The case of K (Children) v Sheffield City Council [2011] EWCA Civ 635 was an appeal on three issues but is mentioned here for its consideration of one important issue. The judge in the lower court made a special guardianship order (SGO) to the maternal grandmother (MGM).

In his appeal, F argued that the MGM did not have sufficient experience or knowledge of either the Pakistani culture or the Islamic religion and therefore could not cater to C's needs. Black LJ in giving judgment of the CoA held that the judge had turned her mind to these important issues and she had not exercised her discretion in a way not open to her.
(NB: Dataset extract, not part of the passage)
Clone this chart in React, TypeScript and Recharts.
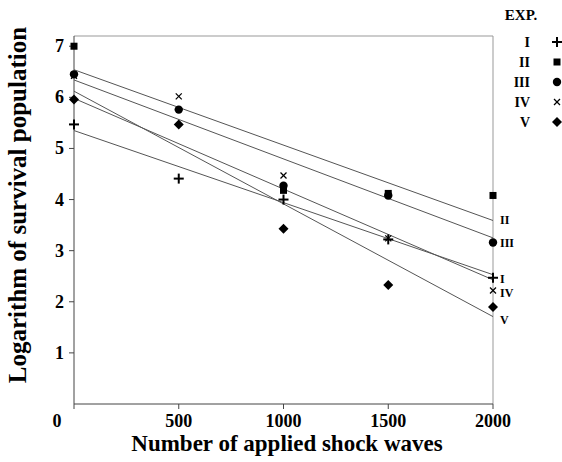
import React from 'react'
import { ComposedChart, Scatter, XAxis, YAxis, ReferenceLine, Legend } from 'recharts'

// shock-wave counts on the x axis
const shockWaves = [0, 500, 1000, 1500, 2000]
// log survival per experiment (null = point not visible)
const expI = [5.47, 4.41, 4.0, 3.22, 2.47]
const expII = [7.0, null, 4.18, 4.12, 4.08]
const expIII = [6.45, 5.76, 4.27, 4.08, 3.16]
const expIV = [6.42, 6.02, 4.47, 3.24, 2.22]
const expV = [5.96, 5.47, 3.43, 2.33, 1.9]
// fitted lines: value at 0 and at 2000 shock waves
const expNames = ['I', 'II', 'III', 'IV', 'V']
const fitStart = [5.35, 6.54, 6.34, 5.98, 6.12]
const fitEnd = [2.53, 3.59, 3.25, 2.43, 1.71]
const xTicks = [0, 500, 1000, 1500, 2000]
const yTicks = [1, 2, 3, 4, 5, 6, 7]

const FONT = "'Liberation Serif', 'Times New Roman', serif"
const AXIS = '#444'
const FIT = '#555'

// vertical nudge of the roman label at the end of each fitted line
const fitLabelDy: Record<string, number> = { I: 4, II: -1, III: 5, IV: 13, V: 3 }

const toPoints = (vals: (number | null)[]) =>
  shockWaves.map((x, i) => ({ x, y: vals[i] })).filter(p => p.y != null)

const Plus = ({ cx, cy, s = 5 }: any) => (
  <g stroke="#000" strokeWidth={2}>
    <line x1={cx - s} y1={cy} x2={cx + s} y2={cy} />
    <line x1={cx} y1={cy - s} x2={cx} y2={cy + s} />
  </g>
)
const Square = ({ cx, cy, s = 3.5 }: any) => <rect x={cx - s} y={cy - s} width={s * 2} height={s * 2} fill="#000" />
const Dot = ({ cx, cy, s = 4.2 }: any) => <circle cx={cx} cy={cy} r={s} fill="#000" />
const Cross = ({ cx, cy, s = 3 }: any) => (
  <g stroke="#000" strokeWidth={1.2}>
    <line x1={cx - s} y1={cy - s} x2={cx + s} y2={cy + s} />
    <line x1={cx - s} y1={cy + s} x2={cx + s} y2={cy - s} />
  </g>
)
const Diamond = ({ cx, cy, s = 5 }: any) => (
  <polygon points={`${cx},${cy - s} ${cx + s},${cy} ${cx},${cy + s} ${cx - s},${cy}`} fill="#000" />
)

const markers: Record<string, any> = { I: Plus, II: Square, III: Dot, IV: Cross, V: Diamond }

// the shared origin "0" sits left of the corner, below the axis
const XTick = ({ x, y, payload }: any) => (
  <text x={x} y={y} dx={payload.value === 0 ? -17 : 0} dy={16} textAnchor="middle" fontFamily={FONT} fontWeight="bold" fontSize={18} fill="#000">
    {payload.value}
  </text>
)

const YTick = ({ x, y, payload }: any) => (
  <text x={x} y={y} dx={-3} dy={6} textAnchor="end" fontFamily={FONT} fontWeight="bold" fontSize={18} fill="#000">
    {payload.value}
  </text>
)

const LegendBox = () => (
  <svg width={82} height={135} style={{ display: 'block' }}>
    <text x={41} y={20} textAnchor="middle" fontFamily={FONT} fontWeight="bold" fontSize={15}>EXP.</text>
    {expNames.map((n, i) => {
      const M = markers[n]
      const cy = 42 + i * 20
      return (
        <g key={n}>
          <text x={50} y={cy + 5} textAnchor="end" fontFamily={FONT} fontWeight="bold" fontSize={14}>{n}</text>
          <M cx={77} cy={cy} />
        </g>
      )
    })}
  </svg>
)

export default function App() {
  const fits = expNames.map((n, i) => ({ name: n, data: [{ x: 0, y: fitStart[i] }, { x: 2000, y: fitEnd[i] }] }))
  const series = [
    { name: 'IV', data: toPoints(expIV) },
    { name: 'III', data: toPoints(expIII) },
    { name: 'II', data: toPoints(expII) },
    { name: 'I', data: toPoints(expI) },
    { name: 'V', data: toPoints(expV) },
  ]

  return (
    <div style={{ position: 'absolute', left: 0, top: 0, width: 562, height: 462, background: '#fff' }}>
      <ComposedChart width={562} height={462} margin={{ top: 36, right: 69, bottom: 28, left: 14 }}>
        <XAxis
          dataKey="x" type="number" domain={[0, 2000]} ticks={xTicks}
          stroke={AXIS} tickSize={5} tick={<XTick />}
          height={30}
          label={() => (
            <text x={287} y={451} textAnchor="middle" fontFamily={FONT} fontWeight="bold" fontSize={23} fill="#000">
              Number of applied shock waves
            </text>
          )}
        />
        <YAxis
          dataKey="y" type="number" domain={[0, 7.2]} ticks={yTicks}
          stroke={AXIS} tickSize={5} tick={<YTick />} width={60}
          label={() => (
            <text transform="translate(26,205) rotate(-90)" textAnchor="middle" fontFamily={FONT} fontWeight="bold" fontSize={25} fill="#000">
              Logarithm of survival population
            </text>
          )}
        />
        <ReferenceLine y={7.2} stroke="#999" />
        <ReferenceLine x={2000} stroke="#999" />
        <ReferenceLine segment={[{ x: 118, y: 0 }, { x: 136, y: 0 }]} stroke="#fff" strokeWidth={3} ifOverflow="visible" />

        {fits.map(f => (
          <Scatter
            key={'fit' + f.name}
            data={f.data}
            line={{ stroke: FIT, strokeWidth: 1 }}
            isAnimationActive={false}
            legendType="none"
            shape={(p: any) =>
              p.payload.x === 2000 ? (
                <text x={p.cx + 7} y={p.cy + fitLabelDy[f.name] + 4} fontFamily={FONT} fontWeight="bold" fontSize={12} fill="#000">
                  {f.name}
                </text>
              ) : <g />
            }
          />
        ))}
        {series.map(s => {
          const M = markers[s.name]
          return (
            <Scatter
              key={s.name}
              name={s.name}
              data={s.data}
              isAnimationActive={false}
              shape={(p: any) => <M cx={p.cx} cy={p.cy} />}
            />
          )
        })}
        <Legend
          layout="vertical" align="center" verticalAlign="middle"
          wrapperStyle={{ top: 0, left: 480, width: 82, height: 135 }}
          content={() => <LegendBox />}
        />
      </ComposedChart>
    </div>
  )
}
There was also a difficult balancing exercise of seeking to keep the child within the family and also consideration of culture and religion.

The appeal court agreed with the judge that F's request to adjourn the proceedings for a further assessment on the issue was not in the child's welfare interests and F's appeal was dismissed.

Placement options for children remain difficult and finely balanced. The case highlights that culture and religion are important but these are considerations which weigh in with other factors and principles. The court has a wide discretion in making welfare determinations. However, had the issue been raised in adoption proceedings, it is arguable that the court might have been more persuaded by F's argument. The difficulty here was that the SGO was sought by a family member and the court will have placed reliance on wishing to keep C within the family.